Выслушав присланные от патриарха грамоты, архиепископ и новгородцы отправили в Москву знатнейших людей заключить мир по старине; а к митрополиту послали судную грамоту. Митрополит, получив грамоту, «простил и благословил владыку Ивана и весь Новгород», а великий князь отправил бояр в Новгород для утверждения мира. Новгородцы дали князю «черный бор» и полчетвертаста рублей; такую же сумму дали и послу митрополита Киприяна «Дмитроку за то, что он благословил владыку и весь Новгород». Один летописец прибавляет при сем: «не чудися тому, таков бо есть обычай Новгородцев; часто правают (присягают) к князю к великому, и паки рогозятся (ссорятся): беша бо человецы суровы, непокоривы, упрямчиви, не поставни.

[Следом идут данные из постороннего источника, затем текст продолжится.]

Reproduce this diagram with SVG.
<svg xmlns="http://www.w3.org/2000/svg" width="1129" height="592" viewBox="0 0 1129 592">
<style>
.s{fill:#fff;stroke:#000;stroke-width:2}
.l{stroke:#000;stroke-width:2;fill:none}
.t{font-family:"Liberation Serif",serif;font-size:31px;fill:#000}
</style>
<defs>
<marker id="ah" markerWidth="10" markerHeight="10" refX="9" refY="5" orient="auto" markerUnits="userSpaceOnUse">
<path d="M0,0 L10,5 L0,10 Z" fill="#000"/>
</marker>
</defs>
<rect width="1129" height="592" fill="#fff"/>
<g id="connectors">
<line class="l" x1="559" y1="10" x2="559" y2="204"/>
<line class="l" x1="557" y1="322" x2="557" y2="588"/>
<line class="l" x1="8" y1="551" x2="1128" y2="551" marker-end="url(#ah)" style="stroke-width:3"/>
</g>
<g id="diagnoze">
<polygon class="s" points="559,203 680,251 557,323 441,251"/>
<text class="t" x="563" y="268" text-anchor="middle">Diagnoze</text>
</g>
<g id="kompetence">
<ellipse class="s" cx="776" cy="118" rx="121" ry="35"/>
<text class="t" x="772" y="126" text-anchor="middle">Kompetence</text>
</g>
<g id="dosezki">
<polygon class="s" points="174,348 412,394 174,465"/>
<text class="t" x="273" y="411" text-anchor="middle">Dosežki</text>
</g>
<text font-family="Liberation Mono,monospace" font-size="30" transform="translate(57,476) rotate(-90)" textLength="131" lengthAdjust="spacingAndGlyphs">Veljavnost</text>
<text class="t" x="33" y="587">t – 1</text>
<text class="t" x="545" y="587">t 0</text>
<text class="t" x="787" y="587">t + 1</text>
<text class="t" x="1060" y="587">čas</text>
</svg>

Кого от князь не прогневаша? или кто от князь угоди им, аще и Великий Александр не уноровил им?» Понятно отсюда, что Новгород хлопотал освободиться от суда митрополичьего не потому, что власть митрополита казалась ему тяжкою сама по себе или пошлинами, но потому, что, с одной стороны, она была властью московской, с другой – вводила с собой власть великого князя. Иначе, власть митрополита была неприятна Новгороду потому, что, охраняя и здесь единство народа, она сдерживала страсти веча, которое действовало иногда во вред не только общему, но и своему частному благу.

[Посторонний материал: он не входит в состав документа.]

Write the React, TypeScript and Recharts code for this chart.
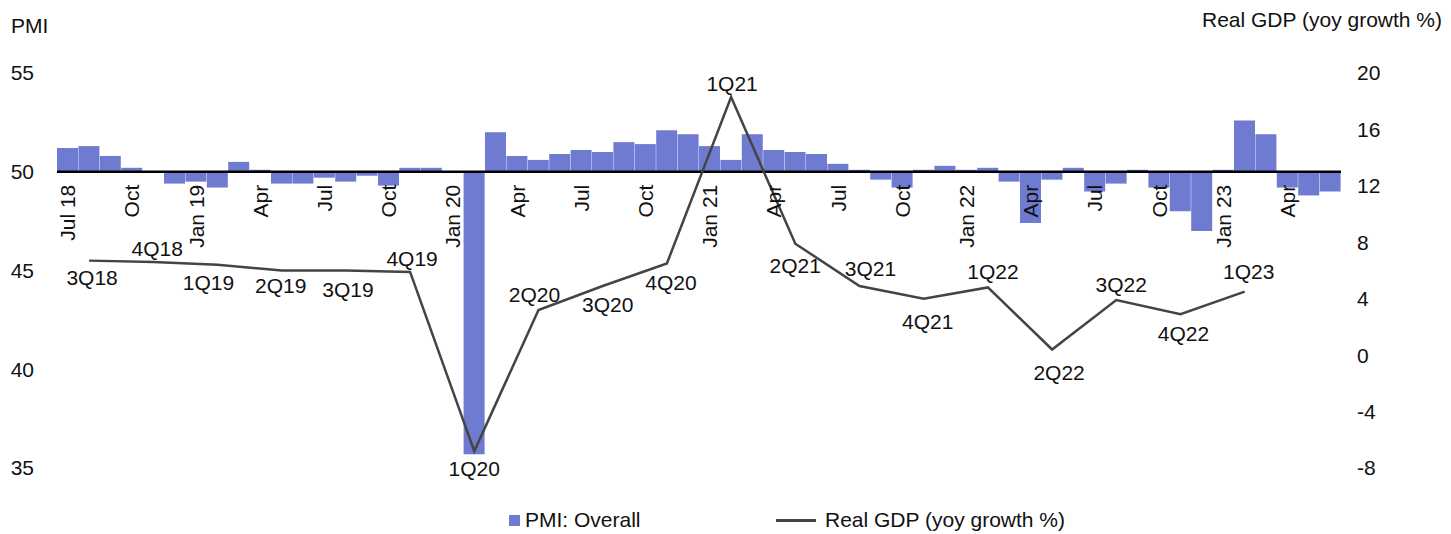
import React from 'react';
import { ComposedChart, Bar, Line, XAxis, YAxis, ReferenceLine, LabelList } from 'recharts';

const FONT = '"Liberation Sans", Arial, sans-serif';
const FS = 21;
const BAR_COLOR = '#6f7bd0';
const LINE_COLOR = '#444444';
const TEXT_COLOR = '#111111';

const MONTHS = [
  'Jul 18', 'Aug 18', 'Sep 18', 'Oct 18', 'Nov 18', 'Dec 18',
  'Jan 19', 'Feb 19', 'Mar 19', 'Apr 19', 'May 19', 'Jun 19', 'Jul 19', 'Aug 19', 'Sep 19', 'Oct 19', 'Nov 19', 'Dec 19',
  'Jan 20', 'Feb 20', 'Mar 20', 'Apr 20', 'May 20', 'Jun 20', 'Jul 20', 'Aug 20', 'Sep 20', 'Oct 20', 'Nov 20', 'Dec 20',
  'Jan 21', 'Feb 21', 'Mar 21', 'Apr 21', 'May 21', 'Jun 21', 'Jul 21', 'Aug 21', 'Sep 21', 'Oct 21', 'Nov 21', 'Dec 21',
  'Jan 22', 'Feb 22', 'Mar 22', 'Apr 22', 'May 22', 'Jun 22', 'Jul 22', 'Aug 22', 'Sep 22', 'Oct 22', 'Nov 22', 'Dec 22',
  'Jan 23', 'Feb 23', 'Mar 23', 'Apr 23', 'May 23', 'Jun 23',
];

const PMI = [
  51.2, 51.3, 50.8, 50.2, 50.0, 49.4,
  49.5, 49.2, 50.5, 50.1, 49.4, 49.4, 49.7, 49.5, 49.8, 49.3, 50.2, 50.2,
  50.0, 35.7, 52.0, 50.8, 50.6, 50.9, 51.1, 51.0, 51.5, 51.4, 52.1, 51.9,
  51.3, 50.6, 51.9, 51.1, 51.0, 50.9, 50.4, 50.1, 49.6, 49.2, 50.1, 50.3,
  50.1, 50.2, 49.5, 47.4, 49.6, 50.2, 49.0, 49.4, 50.1, 49.2, 48.0, 47.0,
  50.1, 52.6, 51.9, 49.2, 48.8, 49.0,
];

// one tick label at the first month of each quarter
const QUARTER_TICKS = [
  'Jul 18', 'Oct', 'Jan 19', 'Apr', 'Jul', 'Oct', 'Jan 20', 'Apr', 'Jul', 'Oct',
  'Jan 21', 'Apr', 'Jul', 'Oct', 'Jan 22', 'Apr', 'Jul', 'Oct', 'Jan 23', 'Apr',
];

const GDP_QUARTERS = [
  '3Q18', '4Q18', '1Q19', '2Q19', '3Q19', '4Q19', '1Q20', '2Q20', '3Q20', '4Q20',
  '1Q21', '2Q21', '3Q21', '4Q21', '1Q22', '2Q22', '3Q22', '4Q22', '1Q23',
];

const GDP = [6.7, 6.6, 6.4, 6.0, 6.0, 5.9, -6.8, 3.2, 4.9, 6.5, 18.3, 7.9, 4.9, 4.0, 4.8, 0.4, 3.9, 2.9, 4.5];

const LEFT_TICKS = [35, 40, 45, 50, 55];
const RIGHT_TICKS = [-8, -4, 0, 4, 8, 12, 16, 20];
const PMI_BASE = 50;

// label placement (style only): [dx, dy] from each GDP point
const LABEL_OFFSETS: [number, number][] = [
  [3, 17], [4, -14], [-9, 18], [-1, 15], [2, 19], [2, -13], [0, 17], [-4, -16], [5, 18], [4, 19],
  [1, -14], [0, 22], [11, -18], [4, 23], [5, -16], [7, 23], [5, -16], [3, 19], [4, -20],
];

const data = MONTHS.map((m, i) => {
  const q = (i - 1) % 3 === 0 ? (i - 1) / 3 : -1;
  const hasQ = q >= 0 && q < GDP.length;
  return {
    month: m,
    pmi: PMI[i],
    pmiRange: [Math.min(PMI_BASE, PMI[i]), Math.max(PMI_BASE, PMI[i])],
    tick: i % 3 === 0 ? QUARTER_TICKS[i / 3] : '',
    gdp: hasQ ? GDP[q] : null,
    quarter: hasQ ? GDP_QUARTERS[q] : null,
  };
});

const renderTick = (props: any) => {
  const { x, y, value } = props;
  if (!value || x == null || y == null) return null;
  return (
    <text
      x={0}
      y={0}
      transform={`translate(${x},${y + 13}) rotate(-90)`}
      textAnchor="end"
      dy="0.36em"
      fontFamily={FONT}
      fontSize={FS}
      fill={TEXT_COLOR}
    >
      {value}
    </text>
  );
};

const renderGdpLabel = (props: any) => {
  const { x, y, value } = props;
  if (!value || x == null || y == null) return null;
  const k = GDP_QUARTERS.indexOf(value);
  const [dx, dy] = LABEL_OFFSETS[k] || [0, 0];
  return (
    <text
      x={x + dx}
      y={y + dy}
      textAnchor="middle"
      dy="0.36em"
      fontFamily={FONT}
      fontSize={FS}
      fill={TEXT_COLOR}
    >
      {value}
    </text>
  );
};

export default function App() {
  return (
    <div style={{ position: 'absolute', left: 0, top: 0, width: 1451, height: 534, background: '#fff', fontFamily: FONT }}>
      <ComposedChart
        width={1451}
        height={534}
        data={data}
        margin={{ top: 73, right: 0, bottom: 66, left: 0 }}
        barCategoryGap={0}
        barGap={0}
      >
        <XAxis dataKey="month" hide />
        <YAxis
          yAxisId="left"
          orientation="left"
          width={57}
          domain={[35, 55]}
          ticks={LEFT_TICKS}
          allowDataOverflow
          axisLine={false}
          tickLine={false}
          tickSize={0}
          tickMargin={23}
          tick={{ fontSize: FS, fontFamily: FONT, fill: TEXT_COLOR }}
        />
        <YAxis
          yAxisId="right"
          orientation="right"
          width={110}
          domain={[-8, 20]}
          ticks={RIGHT_TICKS}
          allowDataOverflow
          axisLine={false}
          tickLine={false}
          tickSize={0}
          tickMargin={16}
          tick={{ fontSize: FS, fontFamily: FONT, fill: TEXT_COLOR, textAnchor: 'start' }}
        />
        <Bar yAxisId="left" dataKey="pmiRange" fill={BAR_COLOR} isAnimationActive={false} />
        <ReferenceLine yAxisId="left" y={PMI_BASE} stroke="#000" strokeWidth={2.5} />
        <Line
          yAxisId="left"
          dataKey={() => PMI_BASE}
          stroke="none"
          dot={false}
          activeDot={false}
          legendType="none"
          isAnimationActive={false}
        >
          <LabelList dataKey="tick" content={renderTick} />
        </Line>
        <Line
          yAxisId="right"
          dataKey="gdp"
          stroke={LINE_COLOR}
          strokeWidth={2.5}
          dot={false}
          activeDot={false}
          connectNulls
          isAnimationActive={false}
        >
          <LabelList dataKey="quarter" content={renderGdpLabel} />
        </Line>
      </ComposedChart>

      <div style={{ position: 'absolute', left: 11, top: 14, fontSize: FS, color: TEXT_COLOR, lineHeight: '24px' }}>PMI</div>
      <div style={{ position: 'absolute', right: 9, top: 8, fontSize: FS, color: TEXT_COLOR, lineHeight: '24px', whiteSpace: 'nowrap' }}>
        Real GDP (yoy growth %)
      </div>

      <div style={{ position: 'absolute', left: 509, top: 515, width: 11, height: 11, background: BAR_COLOR }} />
      <div style={{ position: 'absolute', left: 525, top: 508, fontSize: FS, color: TEXT_COLOR, lineHeight: '24px', whiteSpace: 'nowrap' }}>
        PMI: Overall
      </div>
      <div style={{ position: 'absolute', left: 776, top: 519, width: 40, height: 2.5, background: LINE_COLOR }} />
      <div style={{ position: 'absolute', left: 825, top: 508, fontSize: FS, color: TEXT_COLOR, lineHeight: '24px', whiteSpace: 'nowrap' }}>
        Real GDP (yoy growth %)
      </div>
    </div>
  );
}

Недолго, однако, продолжались эти мирные отношения между Москвою и Новгородом. Новгородцы, в противность договору, опять не хотели зависеть от митрополита в делах судных. Киприян вторично был у них в 1395 г. вместе с послом Константинопольского патриарха, пробыл всю весну в Новгороде до Петрова говения, но не мог убедить новгородцев, сколь несогласно с доброю совестью и честью такое нарушение обета. Впрочем, выехал оттуда мирно, благословив архиепископа и народ, так как владыка Иоанн дал «честь велику митрополиту и патриарху послу». После этого в 1396 г. ездил в Москву и сам архиепископ Иоанн и, пробыв там два дня, по другим сказаниям – две недели, возвратился с благословением и с честию. Причина этой поездки архиепископа в Москву не выяснена. Летописец говорит, что она была предпринята собственно по вызову митрополита. Вероятно, Киприян, не надеясь добиться месячного суда у вольницы новгородской, рассчитывал уладить это дело в Москве, действуя лично на архиепископа. Но, всего вероятнее, присутствие в Москве Новгородского владыки в этот раз нужно было для совещания о делах церковных, ибо патриарший посол, митрополит Михаил, прибывший в Россию, привез с собою от патриарха Антония две грамоты — поучение христианам. Одно – новгородцам, другое – псковичам, относительно ереси стригольников, которая, как известно, привилась и нашла сочувствие в Новгороде и Пскове, более чем где-либо; так как самый дух этого раскола, состоявший в противлении духовным властям, как нельзя более гармонировал с общим духом вольности и своеволия, которыми отличались псковичи и особенно новгородцы, и, следовательно, требовал энергичных и сильных мер со стороны духовной власти к подавлению его.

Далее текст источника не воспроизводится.